Waiß jemand van euch wos dr unterschied zwi boxed u. tray is ?


----------



## tombinet (14. Januar 2005)

Malex am 14.01.2005 20:27 schrieb:
			
		

> Waiß jemand van euch wos dr unterschied zwi boxed u. tray is ?



Na klar:
Boxed = CPU inkl.

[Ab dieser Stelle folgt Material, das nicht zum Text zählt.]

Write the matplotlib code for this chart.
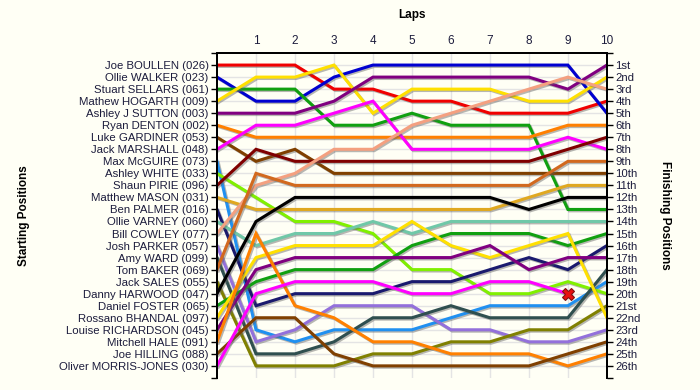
import matplotlib
matplotlib.use("Agg")
import matplotlib.pyplot as plt
import matplotlib.patheffects as pe

# drivers in starting order
drivers = [
    "Joe BOULLEN (026)", "Ollie WALKER (023)", "Stuart SELLARS (061)",
    "Mathew HOGARTH (009)", "Ashley J SUTTON (003)", "Ryan DENTON (002)",
    "Luke GARDINER (053)", "Jack MARSHALL (048)", "Max McGUIRE (073)",
    "Ashley WHITE (033)", "Shaun PIRIE (096)", "Matthew MASON (031)",
    "Ben PALMER (016)", "Ollie VARNEY (060)", "Bill COWLEY (077)",
    "Josh PARKER (057)", "Amy WARD (099)", "Tom BAKER (069)",
    "Jack SALES (055)", "Danny HARWOOD (047)", "Daniel FOSTER (065)",
    "Rossano BHANDAL (097)", "Louise RICHARDSON (045)", "Mitchell HALE (091)",
    "Joe HILLING (088)", "Oliver MORRIS-JONES (030)",
]

# position at the end of each lap (lap 0 = grid)
positions = [
    [1, 1, 1, 3, 3, 4, 4, 5, 5, 5, 4],
    [2, 4, 4, 2, 1, 1, 1, 1, 1, 1, 5],
    [3, 3, 3, 6, 6, 5, 6, 6, 6, 13, 13],
    [4, 2, 2, 1, 5, 3, 3, 3, 4, 4, 2],
    [5, 5, 5, 4, 2, 2, 2, 2, 2, 3, 1],
    [6, 7, 7, 7, 7, 7, 7, 7, 7, 6, 6],
    [7, 9, 8, 10, 10, 10, 10, 10, 10, 10, 10],
    [8, 6, 6, 5, 4, 8, 8, 8, 8, 7, 8],
    [9, 23, 24, 23, 23, 23, 22, 21, 21, 21, 19],
    [10, 12, 14, 14, 15, 18, 18, 20, 20, 19, 20],
    [11, 8, 9, 9, 9, 9, 9, 9, 9, 8, 7],
    [12, 13, 13, 13, 13, 13, 13, 13, 12, 11, 11],
    [13, 21, 20, 20, 20, 19, 19, 18, 17, 18, 16],
    [14, 16, 15, 15, 14, 15, 14, 14, 14, 14, 14],
    [15, 11, 10, 8, 8, 6, 5, 4, 3, 2, 3],
    [16, 24, 23, 21, 21, 21, 23, 23, 24, 24, 23],
    [17, 25, 25, 24, 22, 22, 21, 22, 22, 22, 18],
    [18, 10, 11, 11, 11, 11, 11, 11, 11, 9, 9],
    [19, 26, 26, 26, 25, 25, 24, 24, 23, 23, 21],
    [20, 14, 12, 12, 12, 12, 12, 12, 13, 12, 12],
    [21, 19, 18, 18, 18, 16, 15, 15, 15, 16, 15],
    [22, 17, 16, 16, 16, 14, 16, 17, 16, 15, 22],
    [23, 18, 17, 17, 17, 17, 17, 16, 18, 17, 17],
    [24, 15, 21, 22, 24, 24, 25, 25, 25, 26, 25],
    [25, 22, 22, 25, 26, 26, 26, 26, 26, 25, 24],
    [26, 20, 19, 19, 19, 20, 20, 19, 19, 20],  # retired on lap 9
]

colors = [
    "#f00000", "#0000d0", "#10a010", "#ffe000", "#800080", "#ff8000",
    "#804000", "#ff00ff", "#2090f0", "#80f000", "#800000", "#e0a820",
    "#1a1a6e", "#70c8a8", "#f4a080", "#9370db", "#2f4f4f", "#d2691e",
    "#808000", "#000000", "#10a010", "#ffe000", "#800080", "#ff8000",
    "#804000", "#ff00ff",
]

n_laps = 10
n_pos = len(drivers)


def ordinal(n):
    if 10 <= n % 100 <= 20:
        suf = "th"
    else:
        suf = {1: "st", 2: "nd", 3: "rd"}.get(n % 10, "th")
    return f"{n}{suf}"


bg = "#fffff5"
txt = "#1c1c3c"
plt.rcParams["font.family"] = ["Liberation Sans", "DejaVu Sans"]

fig = plt.figure(figsize=(7, 3.9), dpi=100, facecolor=bg)
ax = fig.add_axes([0.31, 0.031, 0.557, 0.833], facecolor=bg)

shadow = [pe.SimpleLineShadow(offset=(1, -1), shadow_color="#606060", alpha=0.45),
          pe.Normal()]

for pos, col in zip(positions, colors):
    laps = list(range(len(pos)))
    ax.plot(laps, pos, color=col, lw=2.2, solid_joinstyle="miter",
            path_effects=shadow, zorder=3)
    if len(pos) < n_laps + 1:
        ax.plot(laps[-1], pos[-1], marker="X", ms=8, color="#e81010",
                mec="#801010", mew=0.8, zorder=5)

ax.set_xlim(0, n_laps)
ax.set_ylim(n_pos + 1, 0)

# grid
for lap in range(1, n_laps):
    ax.axvline(lap, color="#e4e4e4", lw=1, zorder=1)
for p in range(1, n_pos + 1):
    ax.axhline(p, color="#e4e4e4", lw=1, zorder=1)

ticks = list(range(0, n_pos + 2))
ax.set_yticks(ticks)
ax.set_yticklabels([""] + drivers + [""], fontsize=8.2, color=txt)
ax.tick_params(axis="y", length=4, width=1, pad=2)

ax.xaxis.tick_top()
ax.set_xticks(range(1, n_laps + 1))
ax.tick_params(axis="x", length=0, pad=4, labelsize=8.5, labelcolor=txt)
ax.set_xlabel("Laps", fontweight="bold", fontsize=8.5)
ax.xaxis.set_label_position("top")
ax.xaxis.set_label_coords(0.5, 1.108)

ax.set_ylabel("Starting Positions", fontweight="bold", fontsize=8.5)
ax.yaxis.set_label_coords(-0.48, 0.5)

ax2 = ax.twinx()
ax2.set_ylim(n_pos + 1, 0)
ax2.set_yticks(ticks)
ax2.set_yticklabels([""] + [ordinal(i) for i in range(1, n_pos + 1)] + [""],
                    fontsize=8.2, color=txt)
ax2.tick_params(axis="y", length=4, width=1, pad=2)
ax2.set_ylabel("Finishing Positions", fontweight="bold", fontsize=8.5,
               rotation=270, va="center")
ax2.yaxis.set_label_coords(1.149, 0.5)

for a in (ax, ax2):
    for side in ("left", "right", "top"):
        a.spines[side].set_linewidth(1.4)
    a.spines["bottom"].set_visible(False)

fig.savefig("out.png", dpi=100, facecolor=bg)
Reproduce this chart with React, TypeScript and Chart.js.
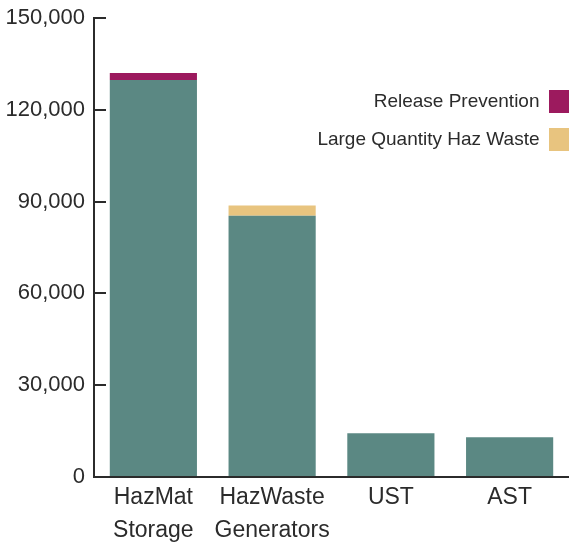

Standard Lüfter den der CPU Hersteller beilegt (reicht zwar aus, ist aber nix dolles) - das ganze eben in ner schönen Box.

Tray = nur die CPU.


----------



## INU-ID (14. Januar 2005)

Malex am 14.01.2005 20:27 schrieb:
			
		

> Waiß jemand van euch wos dr unterschied zwi boxed u. tray is ?




Also als ich vor paar Tagen meine CPU bei Alternate gekauft hab sagte man mir das AMD auf Boxed CPUs 3 Jahre Garantie gibt und ohne Lüfter (Tray) nur 2 Jahre.

INU.ID


----------



## ruyven_macaran (15. Januar 2005)

INU-ID am 14.01.2005 21:18 schrieb:
			
		

> Malex am 14.01.2005 20:27 schrieb:
> 
> 
> 
> ...



amd gibt dir sowieso nur garantie, wenn du den als amd boxed zertifizierten kühler mit original wärmeleitpad verwendest, also ****** drauf.


----------



## Herbboy (15. Januar 2005)

ruyven_macaran am 15.01.2005 01:55 schrieb:
			
		

> INU-ID am 14.01.2005 21:18 schrieb:
> 
> 
> 
> ...




boxed => 3 jahre garantie, sofern man auch brav den boxed-lüfter benutzt.
tray => 2 jahre gesetzliche gewährleistung wie bei einem normalen produkt, also 6 monate garantie und den rest normale gewährleistung mir beweislastumkehr


aber: falls von anfang an was an der CPU sein sollte, dann ist die mit hoher sicherheit schon am anfang auch defekt. dass man ne tray kauft und die dann trotz korrekter behandlung garantiefall-mäßig erst nach zB einem jahr defekt geht ist äußerst selten.


----------